Hitler himself thought it necessary to respond to these sentiments in his army. Speaking in the Reichstag on April 26, 1942, he sought to demonstrate that the soldiers of the Wehrmacht were mightier than Napoleon's army, noting that Napoleon fought in Russia at temperatures reaching -25°C, while Wehrmacht soldiers were fighting in temperatures of -45° and even -52°. Hitler was also convinced that Napoleon was undone by his decision to retreat - while the German army was under strict orders not to withdraw. German propaganda strove to distance itself from Napoleonic history.
In the USSR after the war, the Bonapartist myth once again came under fire. The figure of Georgy Zhukov, the chief hero of the war, was too dangerous. The artist Lyubov Shaporina, expressing admiration in her diary for Zhukov, this "greatest military commander in Russian history", wrote in explicit terms: "Will we live to see 18 Brumaire?" (March 10, 1956), thus expressing the hope of seeing the restoration of the old "bourgeois democratic" order at Zhukov's hands.

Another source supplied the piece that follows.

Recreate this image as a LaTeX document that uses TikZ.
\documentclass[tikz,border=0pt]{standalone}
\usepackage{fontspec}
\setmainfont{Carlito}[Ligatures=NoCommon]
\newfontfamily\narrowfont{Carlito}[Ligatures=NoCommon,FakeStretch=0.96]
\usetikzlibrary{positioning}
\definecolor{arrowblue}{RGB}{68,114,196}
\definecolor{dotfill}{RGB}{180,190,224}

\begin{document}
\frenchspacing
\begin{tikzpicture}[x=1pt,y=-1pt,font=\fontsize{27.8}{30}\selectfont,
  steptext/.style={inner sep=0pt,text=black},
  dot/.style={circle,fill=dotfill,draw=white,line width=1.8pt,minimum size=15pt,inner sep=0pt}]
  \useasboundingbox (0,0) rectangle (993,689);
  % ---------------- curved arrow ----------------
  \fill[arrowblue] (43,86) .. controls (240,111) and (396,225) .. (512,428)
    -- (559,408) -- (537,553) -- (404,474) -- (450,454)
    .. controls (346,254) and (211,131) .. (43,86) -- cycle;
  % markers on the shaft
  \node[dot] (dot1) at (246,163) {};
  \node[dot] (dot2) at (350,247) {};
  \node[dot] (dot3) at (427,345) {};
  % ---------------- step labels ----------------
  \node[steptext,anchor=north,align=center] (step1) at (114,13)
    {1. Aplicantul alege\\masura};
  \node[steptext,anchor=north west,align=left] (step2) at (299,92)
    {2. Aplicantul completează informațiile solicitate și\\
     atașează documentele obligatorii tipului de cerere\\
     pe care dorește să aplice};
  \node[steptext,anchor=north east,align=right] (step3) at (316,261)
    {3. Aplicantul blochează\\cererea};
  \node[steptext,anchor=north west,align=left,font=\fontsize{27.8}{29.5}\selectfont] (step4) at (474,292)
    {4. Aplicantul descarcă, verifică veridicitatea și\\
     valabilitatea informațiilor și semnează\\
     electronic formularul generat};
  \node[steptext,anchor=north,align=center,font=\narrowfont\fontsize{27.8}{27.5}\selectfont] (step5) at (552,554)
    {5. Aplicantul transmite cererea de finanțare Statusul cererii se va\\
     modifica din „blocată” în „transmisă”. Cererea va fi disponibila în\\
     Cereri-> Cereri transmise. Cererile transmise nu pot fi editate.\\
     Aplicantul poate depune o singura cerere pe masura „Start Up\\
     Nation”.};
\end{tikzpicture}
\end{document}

It comes as no surprise to learn that in its accusations against Zhukov in 1957, the Communist Party leadership repeatedly used the word "Bonapartism" - a charge already levelled at him in 1946. No "Brumaire" took place. Khrushchev's disfavor proved to be the final one Zhukov would earn, he never returned to political activity.
And what about the lasting view of Napoleon?

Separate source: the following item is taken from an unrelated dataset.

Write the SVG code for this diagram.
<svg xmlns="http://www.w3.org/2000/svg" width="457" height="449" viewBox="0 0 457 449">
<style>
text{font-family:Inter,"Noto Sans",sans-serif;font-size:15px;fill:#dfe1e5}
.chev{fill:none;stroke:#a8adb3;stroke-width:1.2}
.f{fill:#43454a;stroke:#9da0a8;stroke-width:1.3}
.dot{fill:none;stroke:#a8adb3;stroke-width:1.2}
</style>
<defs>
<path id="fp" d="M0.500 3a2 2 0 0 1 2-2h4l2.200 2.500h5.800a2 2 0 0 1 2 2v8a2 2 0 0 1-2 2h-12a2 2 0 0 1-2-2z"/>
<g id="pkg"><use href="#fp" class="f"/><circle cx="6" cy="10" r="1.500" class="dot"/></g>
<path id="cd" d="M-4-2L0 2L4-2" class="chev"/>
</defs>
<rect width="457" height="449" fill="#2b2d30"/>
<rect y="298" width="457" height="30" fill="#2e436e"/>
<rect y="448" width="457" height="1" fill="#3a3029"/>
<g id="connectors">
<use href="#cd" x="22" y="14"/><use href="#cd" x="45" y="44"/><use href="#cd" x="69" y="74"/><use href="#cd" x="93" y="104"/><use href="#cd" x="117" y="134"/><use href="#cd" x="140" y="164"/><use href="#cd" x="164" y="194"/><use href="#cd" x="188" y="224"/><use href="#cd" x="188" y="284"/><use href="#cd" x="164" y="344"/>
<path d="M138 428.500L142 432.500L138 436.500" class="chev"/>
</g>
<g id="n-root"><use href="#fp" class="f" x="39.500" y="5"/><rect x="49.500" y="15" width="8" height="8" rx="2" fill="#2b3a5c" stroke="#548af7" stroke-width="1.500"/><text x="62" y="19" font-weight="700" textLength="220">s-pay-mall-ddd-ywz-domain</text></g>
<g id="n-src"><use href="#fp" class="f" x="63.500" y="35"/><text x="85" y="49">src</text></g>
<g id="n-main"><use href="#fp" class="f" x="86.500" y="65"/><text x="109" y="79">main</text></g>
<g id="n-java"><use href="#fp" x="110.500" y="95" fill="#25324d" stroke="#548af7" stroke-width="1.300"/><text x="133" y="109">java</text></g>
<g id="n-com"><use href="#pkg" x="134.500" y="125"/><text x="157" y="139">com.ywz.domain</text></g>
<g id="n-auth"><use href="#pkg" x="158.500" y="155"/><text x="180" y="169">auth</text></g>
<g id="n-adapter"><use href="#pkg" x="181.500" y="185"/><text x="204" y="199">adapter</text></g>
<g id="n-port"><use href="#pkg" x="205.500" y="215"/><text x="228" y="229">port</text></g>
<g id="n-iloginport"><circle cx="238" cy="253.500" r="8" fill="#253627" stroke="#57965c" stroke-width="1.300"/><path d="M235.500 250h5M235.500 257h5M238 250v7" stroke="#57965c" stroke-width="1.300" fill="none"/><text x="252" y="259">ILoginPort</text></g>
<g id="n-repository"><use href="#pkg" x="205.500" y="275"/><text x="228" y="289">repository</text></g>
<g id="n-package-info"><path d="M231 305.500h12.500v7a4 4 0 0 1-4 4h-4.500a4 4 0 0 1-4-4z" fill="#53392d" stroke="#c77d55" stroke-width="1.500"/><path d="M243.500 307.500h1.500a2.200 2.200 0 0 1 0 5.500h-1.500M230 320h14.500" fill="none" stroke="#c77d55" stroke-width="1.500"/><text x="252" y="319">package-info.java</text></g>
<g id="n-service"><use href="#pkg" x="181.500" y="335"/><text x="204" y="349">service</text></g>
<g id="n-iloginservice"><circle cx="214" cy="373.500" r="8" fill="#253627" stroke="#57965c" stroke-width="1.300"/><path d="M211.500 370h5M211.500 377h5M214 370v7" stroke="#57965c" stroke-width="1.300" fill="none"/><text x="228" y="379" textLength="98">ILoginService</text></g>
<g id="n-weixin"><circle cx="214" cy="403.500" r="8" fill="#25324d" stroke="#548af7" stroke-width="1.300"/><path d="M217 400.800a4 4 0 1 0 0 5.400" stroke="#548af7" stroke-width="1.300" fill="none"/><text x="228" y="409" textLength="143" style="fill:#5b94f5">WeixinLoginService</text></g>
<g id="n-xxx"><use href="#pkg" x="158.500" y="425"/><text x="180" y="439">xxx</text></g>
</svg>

In the latter years of the USSR and in post-Soviet Russia, the French Emperor won a definitive place for himself on people's bookshelves - in the form of porcelain busts and historical tomes. Neither official propaganda, nor opposition ideologists of any hue actively employed the image of Bonaparte - something that cannot be said of the copywriters who continued successfully to exploit him as an integral part of Russian historical identity.
Napoleon's last major outing on Russian screens was the use of his image in a series of commercials, one of which - Imperial Bank was shot by the now famous director Timur Bekmambetov back in 1992-97. Two of the commercials, which were to become classics of Russian advertising, exploited the image of Bonaparte, and both presented him, moreover, in a positive light. In the first one, ‘The Drum’, the Emperor displays sang-froid and fearlessness on the field of battle.

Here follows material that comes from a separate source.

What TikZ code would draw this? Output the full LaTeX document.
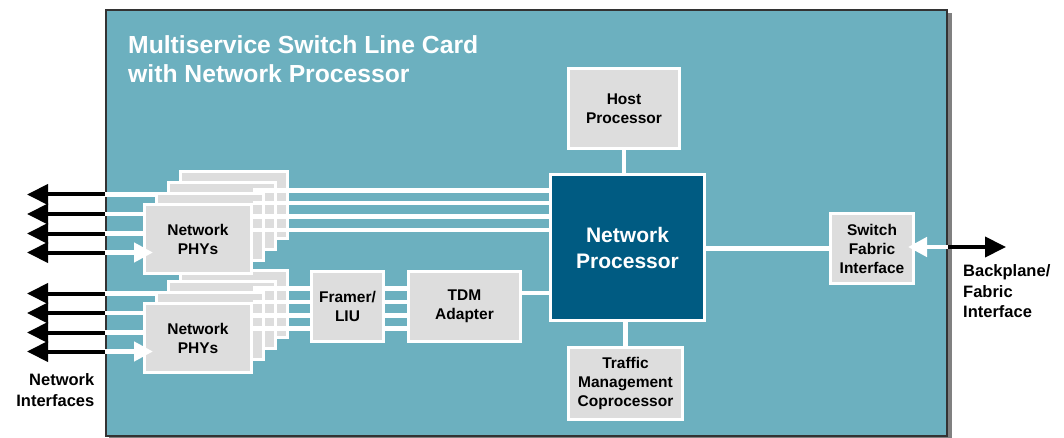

In the second, "Napoleon Bonaparte", the filmmakers pay homage to Napoleon's ability to face both triumph and defeat with dignity. The clip shows Napoleon's ignominious flight to Paris after the crossing of the Berezina by the remnants of his army. "I just wanted to look at my Emperor," an elderly Frenchwoman tells Napoleon as she catches up with him next to his carriage. In response, Bonaparte hands the woman a coin with his likeness on it, and says: "I look much better here."